В Шайковку, предполагаемое место дислокации армии, было послано несколько командиров для организации размещения там армейских частей (подготовка аэродромов, казарм и т.д.). Шайковка – это местность, где много яблоневых садов. А в тот год как раз урожай был на редкость богатый. Командиры, приехавшие туда, прислали в Иваново три товарных вагона, гружённых мешками с яблоками. Гарнизонное начальство в Иваново распорядилось, чтобы на разгрузку вагонов вышли красноармейцы всех частей гарнизона. Они должны были не только разгрузить вагоны, но и разнести мешки с яблоками по домам гарнизонного начальства. Я радистов на разгрузку не дал. Узнав об этом, на меня налетел какой-то чин. Кто он был, я так и не узнал, но видимо большой начальник – уж больно громко он орал и требовал разъяснить, почему все части трудятся на разгрузке, а радисты бездельничают. Надо сказать, что большой деликатностью в обращении с хамами я никогда не отличался, будь этот хам хоть какой большой начальник. Ответ сложился сам собой, так сказать, возник в голове спонтанно. Я сказал ему, что, если радисты будут таскать тяжести, то они растянут правую руку и не смогут работать на ключе радиостанции. От этого нарушится связь по всем сетям и направлениям. Естественно, я буду вынужден письменно доложить об этом лично командующему войсками Московского военного округа маршалу Будённому. А как он будет реагировать на потерю связи, вы мне расскажете, когда вернётесь с гауптвахты, куда маршал непременно засадит вас на длительный срок. Грозный чин внимательно выслушал меня, ничего не сказав, круто развернулся и ушёл, твёрдо печатая шаг, видимо, от попытки сдержать гнев.
Само собой, что на разгрузку вагонов радисты не ходили, но каким-то неизвестным мне образом они узнали, почему все трудятся, а они отдыхают. Один из радистов подошёл ко мне и, взяв под козырёк, сказал «спасибо». То же сделал и ещё один радист. Когда так же поступил третий, я спросил: «Ребята, за что вы меня благодарите?». Ответ прозвучал кратко, но точно: «За заботу». Я понял, что любые подчинённые ценят заботу и соответственным образом относятся к тому, кто её проявляет.
Но особое уважение красноармейцев я заслужил отказом от выполнения московских распоряжений.
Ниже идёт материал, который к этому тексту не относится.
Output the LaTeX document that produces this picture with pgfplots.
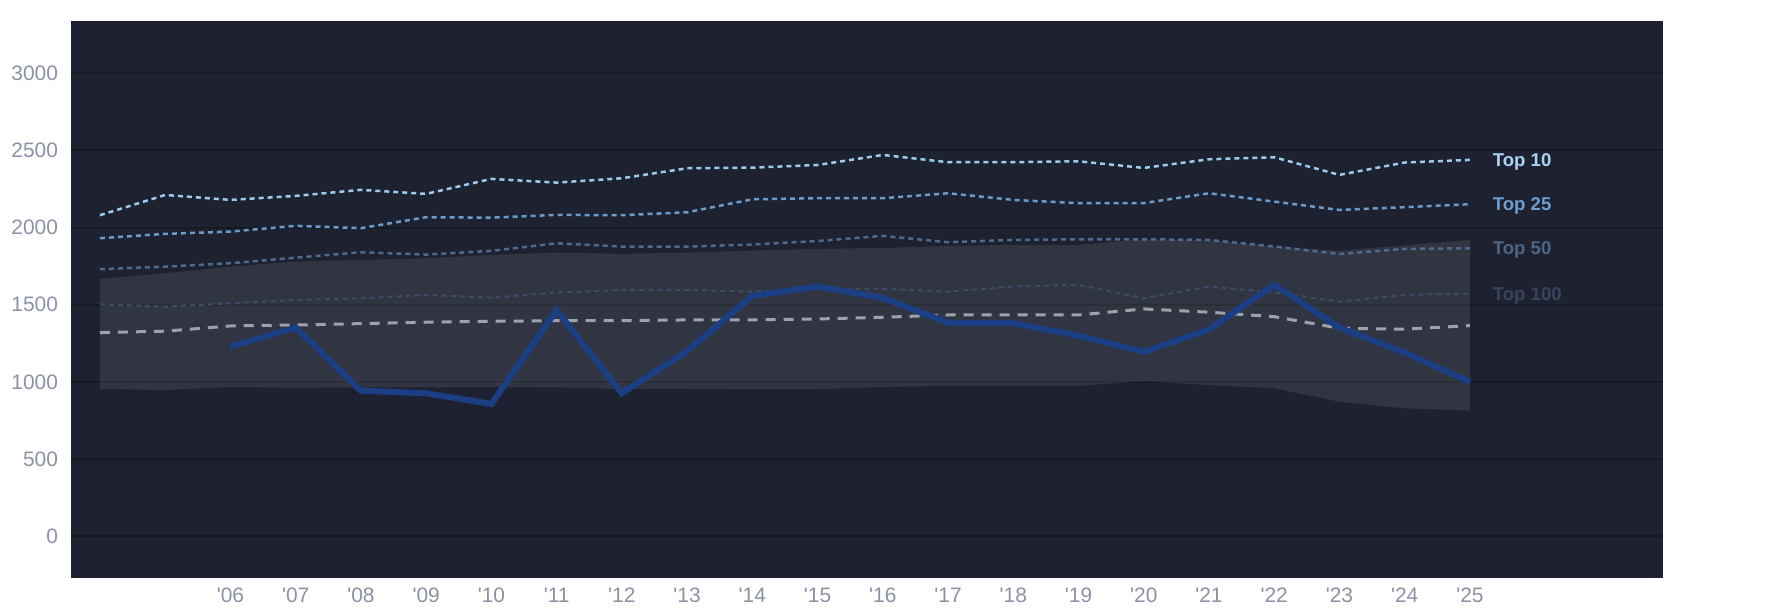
\documentclass[border=0pt]{standalone}
\usepackage{pgfplots}
\pgfplotsset{compat=1.18}
\usepackage{fontspec}
\setmainfont{Liberation Sans}
\definecolor{bg}{HTML}{1D2130}
\definecolor{gridc}{HTML}{161A23}
\definecolor{tickc}{HTML}{8A92A4}
\definecolor{ctop10}{HTML}{9DCBEE}
\definecolor{ctop25}{HTML}{6A9BCB}
\definecolor{ctop50}{HTML}{4F6A8E}
\definecolor{ctop100}{HTML}{3E4B66}
\definecolor{ltop10}{HTML}{A9D3F5}
\definecolor{ltop25}{HTML}{6E9FCF}
\definecolor{ltop50}{HTML}{4E6686}
\definecolor{ltop100}{HTML}{39445C}
\definecolor{cmed}{HTML}{9EA2AB}
\definecolor{cblue}{HTML}{1B3F85}
\begin{document}
\begin{tikzpicture}[x=1bp,y=1bp]
\fill[white] (0,0) rectangle (1785,614);
\path[use as bounding box] (0,0) rectangle (1785,614);
\begin{axis}[
  at={(71bp,36.3bp)}, anchor=south west, scale only axis,
  width=1592bp, height=557.1bp,
  xmin=2003.556, xmax=2027.96, ymin=-267, ymax=3340,
  axis background/.style={fill=bg},
  axis line style={draw=none},
  tick style={draw=none},
  ytick={0,500,1000,1500,2000,2500,3000},
  xtick={2006,2007,2008,2009,2010,2011,2012,2013,2014,2015,2016,2017,2018,2019,2020,2021,2022,2023,2024,2025},
  xticklabels={\textquotesingle06,\textquotesingle07,\textquotesingle08,\textquotesingle09,\textquotesingle10,\textquotesingle11,\textquotesingle12,\textquotesingle13,\textquotesingle14,\textquotesingle15,\textquotesingle16,\textquotesingle17,\textquotesingle18,\textquotesingle19,\textquotesingle20,\textquotesingle21,\textquotesingle22,\textquotesingle23,\textquotesingle24,\textquotesingle25},
  ymajorgrids, major grid style={draw=gridc, line width=2bp},
  ticklabel style={font=\fontsize{21}{24}\selectfont, text=tickc},
  xticklabel style={yshift=-7bp},
  yticklabel style={xshift=-9.5bp},
  /pgf/number format/assume math mode=true,
  /pgf/number format/1000 sep={},
  clip=false,
]
% band
\addplot[draw=none, fill=white, fill opacity=0.09] coordinates {
(2004,1667)(2005,1704)(2006,1747)(2007,1780)(2008,1790)(2009,1801)(2010,1823)(2011,1838)(2012,1829)(2013,1838)(2014,1851)(2015,1862)(2016,1868)(2017,1881)(2018,1888)(2019,1888)(2020,1924)(2021,1920)(2022,1877)(2023,1850)(2024,1885)(2025,1920)
(2025,815)(2024,830)(2023,872)(2022,960)(2021,980)(2020,1005)(2019,975)(2018,975)(2017,975)(2016,968)(2015,953)(2014,952)(2013,955)(2012,955)(2011,965)(2010,968)(2009,965)(2008,965)(2007,962)(2006,968)(2005,948)(2004,955)
} -- cycle;
% Top 100
\addplot[draw=ctop100, line width=2bp, dash pattern=on 5bp off 4bp] coordinates {
(2004,1503)(2005,1488)(2006,1510)(2007,1531)(2008,1542)(2009,1564)(2010,1546)(2011,1579)(2012,1596)(2013,1596)(2014,1585)(2015,1603)(2016,1604)(2017,1585)(2018,1618)(2019,1629)(2020,1542)(2021,1618)(2022,1579)(2023,1520)(2024,1564)(2025,1572)};
% Top 50
\addplot[draw=ctop50, line width=2.5bp, dash pattern=on 5bp off 4bp] coordinates {
(2004,1730)(2005,1747)(2006,1769)(2007,1805)(2008,1840)(2009,1825)(2010,1849)(2011,1898)(2012,1877)(2013,1877)(2014,1890)(2015,1913)(2016,1946)(2017,1905)(2018,1920)(2019,1924)(2020,1924)(2021,1920)(2022,1877)(2023,1829)(2024,1862)(2025,1866)};
% Top 25
\addplot[draw=ctop25, line width=2.5bp, dash pattern=on 5bp off 4bp] coordinates {
(2004,1931)(2005,1959)(2006,1974)(2007,2011)(2008,1996)(2009,2067)(2010,2064)(2011,2082)(2012,2080)(2013,2099)(2014,2183)(2015,2190)(2016,2190)(2017,2222)(2018,2179)(2019,2158)(2020,2158)(2021,2222)(2022,2168)(2023,2114)(2024,2132)(2025,2151)};
% Top 10
\addplot[draw=ctop10, line width=2.5bp, dash pattern=on 5bp off 4bp] coordinates {
(2004,2080)(2005,2211)(2006,2179)(2007,2205)(2008,2244)(2009,2218)(2010,2315)(2011,2291)(2012,2319)(2013,2384)(2014,2388)(2015,2405)(2016,2470)(2017,2423)(2018,2423)(2019,2429)(2020,2386)(2021,2442)(2022,2455)(2023,2341)(2024,2421)(2025,2438)};
% median
\addplot[draw=cmed, line width=3bp, dash pattern=on 10bp off 8bp] coordinates {
(2004,1320)(2005,1329)(2006,1363)(2007,1369)(2008,1378)(2009,1387)(2010,1393)(2011,1397)(2012,1397)(2013,1402)(2014,1402)(2015,1408)(2016,1419)(2017,1434)(2018,1434)(2019,1434)(2020,1473)(2021,1452)(2022,1423)(2023,1348)(2024,1342)(2025,1365)};
% blue
\addplot[draw=cblue, line width=6bp] coordinates {
(2006,1229)(2007,1352)(2008,944)(2009,927)(2010,858)(2011,1465)(2012,927)(2013,1200)(2014,1557)(2015,1618)(2016,1545)(2017,1384)(2018,1381)(2019,1300)(2020,1195)(2021,1340)(2022,1629)(2023,1352)(2024,1190)(2025,1000)};
% labels
\node[anchor=base west, inner sep=0, yshift=-6.7bp, text=ltop10, font=\fontsize{18.6}{22}\selectfont\bfseries] at (axis cs:2025.35,2438) {Top 10};
\node[anchor=base west, inner sep=0, yshift=-6.7bp, text=ltop25, font=\fontsize{18.6}{22}\selectfont\bfseries] at (axis cs:2025.35,2151) {Top 25};
\node[anchor=base west, inner sep=0, yshift=-6.7bp, text=ltop50, font=\fontsize{18.6}{22}\selectfont\bfseries] at (axis cs:2025.35,1866) {Top 50};
\node[anchor=base west, inner sep=0, yshift=-6.7bp, text=ltop100, font=\fontsize{18.6}{22}\selectfont\bfseries] at (axis cs:2025.35,1572) {Top 100};
\end{axis}
\end{tikzpicture}
\end{document}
Как я уже сказал, обстановка в штабе авиационной армии была напряжённой. Все ждали получения приказа о передислокации армии в Шайковку. Естественно, все приказы шли через нас, связистов. Однажды по телеграфному аппарату Бодо пришло указание: «Армии срочно перелететь в Шайковку». Погрузка армии в самолёты требует не менее 3-х – 4-х часов, т.к. дело это хлопотное. Началась погрузка. Не успели до конца погрузиться, как пришло новое распоряжение: «Вылет отменить». Через несколько часов новое распоряжение: «Начать погрузку», а вскоре снова: «Отменить . . .». Так было три или четыре раза. Мне это надоело, и при очередном указании о погрузке я ответил (по аппарату Бодо): «Считаю нецелесообразным. Прошу подтверждения маршалом Будённым». Тут же по Бодо пришёл запрос: «Кто говорит?». Я велел связисту отстучать ответ: «Говорит сам Милькин». Ещё через несколько минут Бодо выстучал: «Мнение Милькина подтверждаю. Будённый».
Когда об этом эпизоде стало известно в гарнизоне, меня несколько раз спрашивали, не знаком ли я с маршалом Будённым. Я отвечал, что с Будённым я лично не знаком, но на собственном опыте знаю, что Будённый ценит удачные ответы и решения.
Что же касается данного случая, то видимо, в верхах никак не могли принять окончательное решение, начинать бомбить Польшу или ещё подождать. Видно, на этот раз решили не выдвигать авиацию к польской границе. Это всё будет сделано позже. До большой войны оставалось чуть больше полутора лет.